▸ What is required
Exclude the pictures and reproduce the remaining data exactly as written.

▸ Provided data
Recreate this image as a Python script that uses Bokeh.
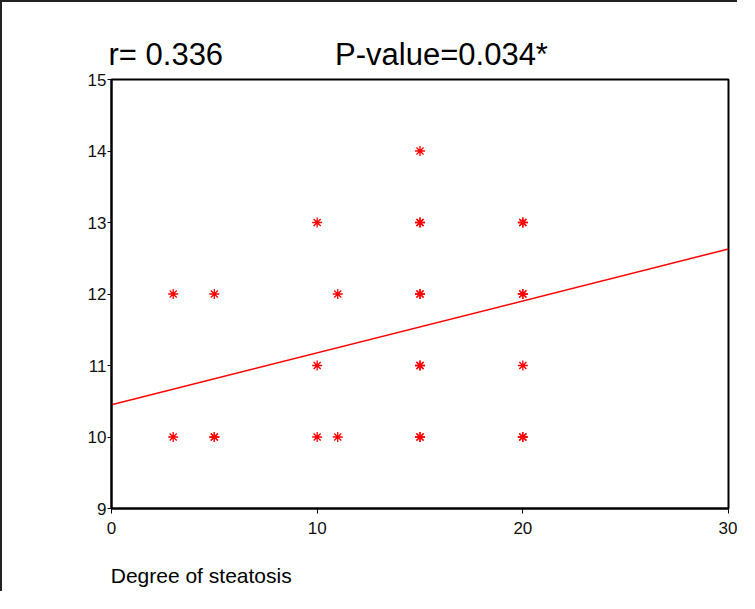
from bokeh.plotting import figure
from bokeh.models import FixedTicker, Range1d, Title
from bokeh.embed import file_html
from bokeh.resources import INLINE

# Data (duplicated points appear bolder)
steatosis = [3, 3, 5, 5, 5, 10, 10, 10, 11, 11,
             15, 15, 15, 15, 15, 15, 15, 15, 15,
             20, 20, 20, 20, 20, 20, 20]
values = [12, 10, 12, 10, 10, 13, 11, 10, 12, 10,
          14, 13, 13, 12, 12, 11, 11, 10, 10,
          13, 13, 12, 12, 11, 10, 10]

fit_x = [0, 30]
fit_y = [10.45, 12.63]

x_ticks = [0, 10, 20, 30]
y_ticks = [9, 10, 11, 12, 13, 14, 15]

title_r = "r= 0.336"
title_p = "P-value=0.034*"
x_label = "Degree of steatosis"

FONT = "Liberation Sans"

p = figure(width=737, height=591, output_backend="svg", toolbar_location=None,
           x_range=Range1d(0, 30), y_range=Range1d(9, 15),
           min_border_left=109, min_border_right=11,
           min_border_top=77, min_border_bottom=85)
p.styles = {"border-left": "2px solid #222222", "border-top": "2px solid #222222"}

p.grid.visible = False
p.background_fill_color = "white"
p.border_fill_color = "white"
p.outline_line_color = "black"
p.outline_line_width = 2

for ax in (p.xaxis[0], p.yaxis[0]):
    ax.axis_line_width = 2
    ax.axis_line_color = "black"
    ax.major_tick_line_color = "black"
    ax.major_tick_line_width = 1
    ax.major_tick_in = 0
    ax.minor_tick_line_color = None
    ax.major_label_text_font = FONT
    ax.major_label_text_font_size = "17px"
    ax.major_label_text_color = "#111111"

p.xaxis[0].ticker = FixedTicker(ticks=x_ticks)
p.yaxis[0].ticker = FixedTicker(ticks=y_ticks)
p.xaxis[0].major_tick_out = 5
p.yaxis[0].major_tick_out = 4
p.xaxis[0].major_label_standoff = 8
p.yaxis[0].major_label_standoff = 1

p.line(fit_x, fit_y, line_color="red", line_width=1.5)
p.scatter(steatosis, values, marker="asterisk", size=10, line_color="red",
          line_width=1.3)

gap = "\u00a0" * 13
p.add_layout(Title(text=title_r + gap + title_p, align="left", offset=-3,
                   text_font=FONT, text_font_size="31px",
                   text_font_style="normal", text_color="black",
                   standoff=15), "above")

# Centered axis label, padded on the right so the visible words sit at the left
xa = p.xaxis[0]
xa.axis_label = x_label + "\u00a0" * 75
xa.axis_label_standoff = 27
xa.axis_label_text_font = FONT
xa.axis_label_text_font_size = "21px"
xa.axis_label_text_font_style = "normal"
xa.axis_label_text_color = "black"

open("out.html", "w").write(file_html(p, INLINE))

▸ Correct output
Recreate this image as a Python script that uses Bokeh.
from bokeh.plotting import figure
from bokeh.models import FixedTicker, Range1d, Title
from bokeh.embed import file_html
from bokeh.resources import INLINE

# Data (duplicated points appear bolder)
steatosis = [3, 3, 5, 5, 5, 10, 10, 10, 11, 11,
             15, 15, 15, 15, 15, 15, 15, 15, 15,
             20, 20, 20, 20, 20, 20, 20]
values = [12, 10, 12, 10, 10, 13, 11, 10, 12, 10,
          14, 13, 13, 12, 12, 11, 11, 10, 10,
          13, 13, 12, 12, 11, 10, 10]

fit_x = [0, 30]
fit_y = [10.45, 12.63]

x_ticks = [0, 10, 20, 30]
y_ticks = [9, 10, 11, 12, 13, 14, 15]

title_r = "r= 0.336"
title_p = "P-value=0.034*"
x_label = "Degree of steatosis"

FONT = "Liberation Sans"

p = figure(width=737, height=591, output_backend="svg", toolbar_location=None,
           x_range=Range1d(0, 30), y_range=Range1d(9, 15),
           min_border_left=109, min_border_right=11,
           min_border_top=77, min_border_bottom=85)
p.styles = {"border-left": "2px solid #222222", "border-top": "2px solid #222222"}

p.grid.visible = False
p.background_fill_color = "white"
p.border_fill_color = "white"
p.outline_line_color = "black"
p.outline_line_width = 2

for ax in (p.xaxis[0], p.yaxis[0]):
    ax.axis_line_width = 2
    ax.axis_line_color = "black"
    ax.major_tick_line_color = "black"
    ax.major_tick_line_width = 1
    ax.major_tick_in = 0
    ax.minor_tick_line_color = None
    ax.major_label_text_font = FONT
    ax.major_label_text_font_size = "17px"
    ax.major_label_text_color = "#111111"

p.xaxis[0].ticker = FixedTicker(ticks=x_ticks)
p.yaxis[0].ticker = FixedTicker(ticks=y_ticks)
p.xaxis[0].major_tick_out = 5
p.yaxis[0].major_tick_out = 4
p.xaxis[0].major_label_standoff = 8
p.yaxis[0].major_label_standoff = 1

p.line(fit_x, fit_y, line_color="red", line_width=1.5)
p.scatter(steatosis, values, marker="asterisk", size=10, line_color="red",
          line_width=1.3)

gap = "\u00a0" * 13
p.add_layout(Title(text=title_r + gap + title_p, align="left", offset=-3,
                   text_font=FONT, text_font_size="31px",
                   text_font_style="normal", text_color="black",
                   standoff=15), "above")

# Centered axis label, padded on the right so the visible words sit at the left
xa = p.xaxis[0]
xa.axis_label = x_label + "\u00a0" * 75
xa.axis_label_standoff = 27
xa.axis_label_text_font = FONT
xa.axis_label_text_font_size = "21px"
xa.axis_label_text_font_style = "normal"
xa.axis_label_text_color = "black"

open("out.html", "w").write(file_html(p, INLINE))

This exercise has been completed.